**Information shown**
——————————

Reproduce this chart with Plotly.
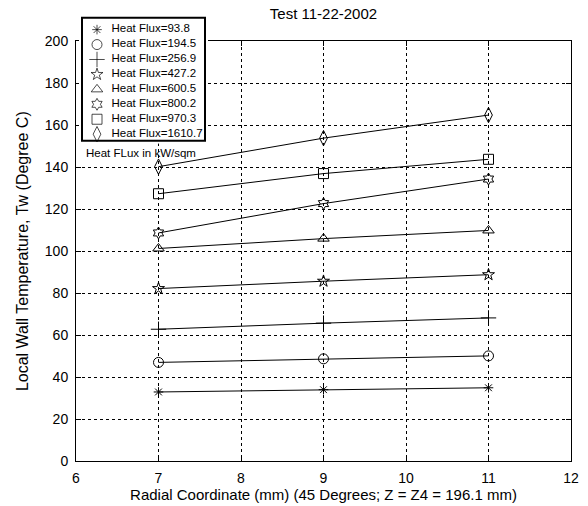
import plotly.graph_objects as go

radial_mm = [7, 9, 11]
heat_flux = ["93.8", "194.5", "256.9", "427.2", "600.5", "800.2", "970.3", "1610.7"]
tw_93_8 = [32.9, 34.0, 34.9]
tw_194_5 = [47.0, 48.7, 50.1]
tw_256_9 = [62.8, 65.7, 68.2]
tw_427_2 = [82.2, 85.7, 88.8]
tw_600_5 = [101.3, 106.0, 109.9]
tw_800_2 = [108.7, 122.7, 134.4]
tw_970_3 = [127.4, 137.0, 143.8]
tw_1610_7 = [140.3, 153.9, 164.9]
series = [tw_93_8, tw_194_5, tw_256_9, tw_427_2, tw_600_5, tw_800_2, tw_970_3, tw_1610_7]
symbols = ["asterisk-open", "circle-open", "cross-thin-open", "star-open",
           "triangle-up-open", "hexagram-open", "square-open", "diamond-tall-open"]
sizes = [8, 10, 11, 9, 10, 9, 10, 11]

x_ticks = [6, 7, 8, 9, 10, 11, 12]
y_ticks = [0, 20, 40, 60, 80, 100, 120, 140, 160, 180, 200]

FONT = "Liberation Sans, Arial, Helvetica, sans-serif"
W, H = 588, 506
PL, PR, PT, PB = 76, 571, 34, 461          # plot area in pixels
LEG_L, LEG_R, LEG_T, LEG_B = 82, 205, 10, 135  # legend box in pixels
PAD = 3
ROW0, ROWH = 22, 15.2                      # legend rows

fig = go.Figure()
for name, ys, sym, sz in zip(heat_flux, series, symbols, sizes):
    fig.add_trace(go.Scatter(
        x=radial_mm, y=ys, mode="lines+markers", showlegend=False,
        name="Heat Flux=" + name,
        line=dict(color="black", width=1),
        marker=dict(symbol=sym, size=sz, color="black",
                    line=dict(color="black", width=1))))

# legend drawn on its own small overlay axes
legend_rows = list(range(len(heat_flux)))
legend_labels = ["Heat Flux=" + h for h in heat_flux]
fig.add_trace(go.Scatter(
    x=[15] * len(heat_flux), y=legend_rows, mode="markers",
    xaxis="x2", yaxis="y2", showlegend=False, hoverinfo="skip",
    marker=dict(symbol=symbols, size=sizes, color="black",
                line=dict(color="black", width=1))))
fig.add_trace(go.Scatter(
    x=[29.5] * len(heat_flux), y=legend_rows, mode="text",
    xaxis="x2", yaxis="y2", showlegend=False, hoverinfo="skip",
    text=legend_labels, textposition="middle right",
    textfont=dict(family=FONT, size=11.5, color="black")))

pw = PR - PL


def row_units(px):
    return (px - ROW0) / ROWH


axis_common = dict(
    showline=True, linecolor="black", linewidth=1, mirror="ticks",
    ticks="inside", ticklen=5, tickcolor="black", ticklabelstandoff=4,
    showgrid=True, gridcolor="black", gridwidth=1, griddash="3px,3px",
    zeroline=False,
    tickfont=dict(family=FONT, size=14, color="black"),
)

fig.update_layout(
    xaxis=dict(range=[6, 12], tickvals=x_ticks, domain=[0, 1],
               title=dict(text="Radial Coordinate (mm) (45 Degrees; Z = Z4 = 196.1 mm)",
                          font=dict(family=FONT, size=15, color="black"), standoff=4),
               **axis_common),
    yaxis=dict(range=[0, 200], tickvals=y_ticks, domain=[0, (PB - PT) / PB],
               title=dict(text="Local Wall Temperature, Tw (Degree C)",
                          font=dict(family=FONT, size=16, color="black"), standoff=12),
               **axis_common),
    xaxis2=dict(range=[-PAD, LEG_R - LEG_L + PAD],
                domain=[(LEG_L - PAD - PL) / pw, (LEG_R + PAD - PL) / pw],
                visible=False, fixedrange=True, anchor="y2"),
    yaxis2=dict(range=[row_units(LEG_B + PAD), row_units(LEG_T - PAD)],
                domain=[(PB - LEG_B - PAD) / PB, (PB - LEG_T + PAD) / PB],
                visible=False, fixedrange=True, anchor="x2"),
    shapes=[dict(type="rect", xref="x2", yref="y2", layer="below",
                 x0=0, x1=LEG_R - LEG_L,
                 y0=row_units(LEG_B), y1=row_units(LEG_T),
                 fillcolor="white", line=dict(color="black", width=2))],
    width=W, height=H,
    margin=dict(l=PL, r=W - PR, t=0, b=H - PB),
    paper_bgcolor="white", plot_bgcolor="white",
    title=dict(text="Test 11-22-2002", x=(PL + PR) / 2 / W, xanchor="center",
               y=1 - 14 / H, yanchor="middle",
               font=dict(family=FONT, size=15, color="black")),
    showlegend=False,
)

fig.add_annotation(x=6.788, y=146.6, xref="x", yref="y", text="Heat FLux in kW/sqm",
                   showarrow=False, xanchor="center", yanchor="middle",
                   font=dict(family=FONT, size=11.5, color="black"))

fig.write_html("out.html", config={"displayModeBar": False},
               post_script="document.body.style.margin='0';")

——————————

**Task objective**
Restate the full listing verbatim and drop every picture.

**The answer**
Reproduce this chart with Plotly.
import plotly.graph_objects as go

radial_mm = [7, 9, 11]
heat_flux = ["93.8", "194.5", "256.9", "427.2", "600.5", "800.2", "970.3", "1610.7"]
tw_93_8 = [32.9, 34.0, 34.9]
tw_194_5 = [47.0, 48.7, 50.1]
tw_256_9 = [62.8, 65.7, 68.2]
tw_427_2 = [82.2, 85.7, 88.8]
tw_600_5 = [101.3, 106.0, 109.9]
tw_800_2 = [108.7, 122.7, 134.4]
tw_970_3 = [127.4, 137.0, 143.8]
tw_1610_7 = [140.3, 153.9, 164.9]
series = [tw_93_8, tw_194_5, tw_256_9, tw_427_2, tw_600_5, tw_800_2, tw_970_3, tw_1610_7]
symbols = ["asterisk-open", "circle-open", "cross-thin-open", "star-open",
           "triangle-up-open", "hexagram-open", "square-open", "diamond-tall-open"]
sizes = [8, 10, 11, 9, 10, 9, 10, 11]

x_ticks = [6, 7, 8, 9, 10, 11, 12]
y_ticks = [0, 20, 40, 60, 80, 100, 120, 140, 160, 180, 200]

FONT = "Liberation Sans, Arial, Helvetica, sans-serif"
W, H = 588, 506
PL, PR, PT, PB = 76, 571, 34, 461          # plot area in pixels
LEG_L, LEG_R, LEG_T, LEG_B = 82, 205, 10, 135  # legend box in pixels
PAD = 3
ROW0, ROWH = 22, 15.2                      # legend rows

fig = go.Figure()
for name, ys, sym, sz in zip(heat_flux, series, symbols, sizes):
    fig.add_trace(go.Scatter(
        x=radial_mm, y=ys, mode="lines+markers", showlegend=False,
        name="Heat Flux=" + name,
        line=dict(color="black", width=1),
        marker=dict(symbol=sym, size=sz, color="black",
                    line=dict(color="black", width=1))))

# legend drawn on its own small overlay axes
legend_rows = list(range(len(heat_flux)))
legend_labels = ["Heat Flux=" + h for h in heat_flux]
fig.add_trace(go.Scatter(
    x=[15] * len(heat_flux), y=legend_rows, mode="markers",
    xaxis="x2", yaxis="y2", showlegend=False, hoverinfo="skip",
    marker=dict(symbol=symbols, size=sizes, color="black",
                line=dict(color="black", width=1))))
fig.add_trace(go.Scatter(
    x=[29.5] * len(heat_flux), y=legend_rows, mode="text",
    xaxis="x2", yaxis="y2", showlegend=False, hoverinfo="skip",
    text=legend_labels, textposition="middle right",
    textfont=dict(family=FONT, size=11.5, color="black")))

pw = PR - PL


def row_units(px):
    return (px - ROW0) / ROWH


axis_common = dict(
    showline=True, linecolor="black", linewidth=1, mirror="ticks",
    ticks="inside", ticklen=5, tickcolor="black", ticklabelstandoff=4,
    showgrid=True, gridcolor="black", gridwidth=1, griddash="3px,3px",
    zeroline=False,
    tickfont=dict(family=FONT, size=14, color="black"),
)

fig.update_layout(
    xaxis=dict(range=[6, 12], tickvals=x_ticks, domain=[0, 1],
               title=dict(text="Radial Coordinate (mm) (45 Degrees; Z = Z4 = 196.1 mm)",
                          font=dict(family=FONT, size=15, color="black"), standoff=4),
               **axis_common),
    yaxis=dict(range=[0, 200], tickvals=y_ticks, domain=[0, (PB - PT) / PB],
               title=dict(text="Local Wall Temperature, Tw (Degree C)",
                          font=dict(family=FONT, size=16, color="black"), standoff=12),
               **axis_common),
    xaxis2=dict(range=[-PAD, LEG_R - LEG_L + PAD],
                domain=[(LEG_L - PAD - PL) / pw, (LEG_R + PAD - PL) / pw],
                visible=False, fixedrange=True, anchor="y2"),
    yaxis2=dict(range=[row_units(LEG_B + PAD), row_units(LEG_T - PAD)],
                domain=[(PB - LEG_B - PAD) / PB, (PB - LEG_T + PAD) / PB],
                visible=False, fixedrange=True, anchor="x2"),
    shapes=[dict(type="rect", xref="x2", yref="y2", layer="below",
                 x0=0, x1=LEG_R - LEG_L,
                 y0=row_units(LEG_B), y1=row_units(LEG_T),
                 fillcolor="white", line=dict(color="black", width=2))],
    width=W, height=H,
    margin=dict(l=PL, r=W - PR, t=0, b=H - PB),
    paper_bgcolor="white", plot_bgcolor="white",
    title=dict(text="Test 11-22-2002", x=(PL + PR) / 2 / W, xanchor="center",
               y=1 - 14 / H, yanchor="middle",
               font=dict(family=FONT, size=15, color="black")),
    showlegend=False,
)

fig.add_annotation(x=6.788, y=146.6, xref="x", yref="y", text="Heat FLux in kW/sqm",
                   showarrow=False, xanchor="center", yanchor="middle",
                   font=dict(family=FONT, size=11.5, color="black"))

fig.write_html("out.html", config={"displayModeBar": False},
               post_script="document.body.style.margin='0';")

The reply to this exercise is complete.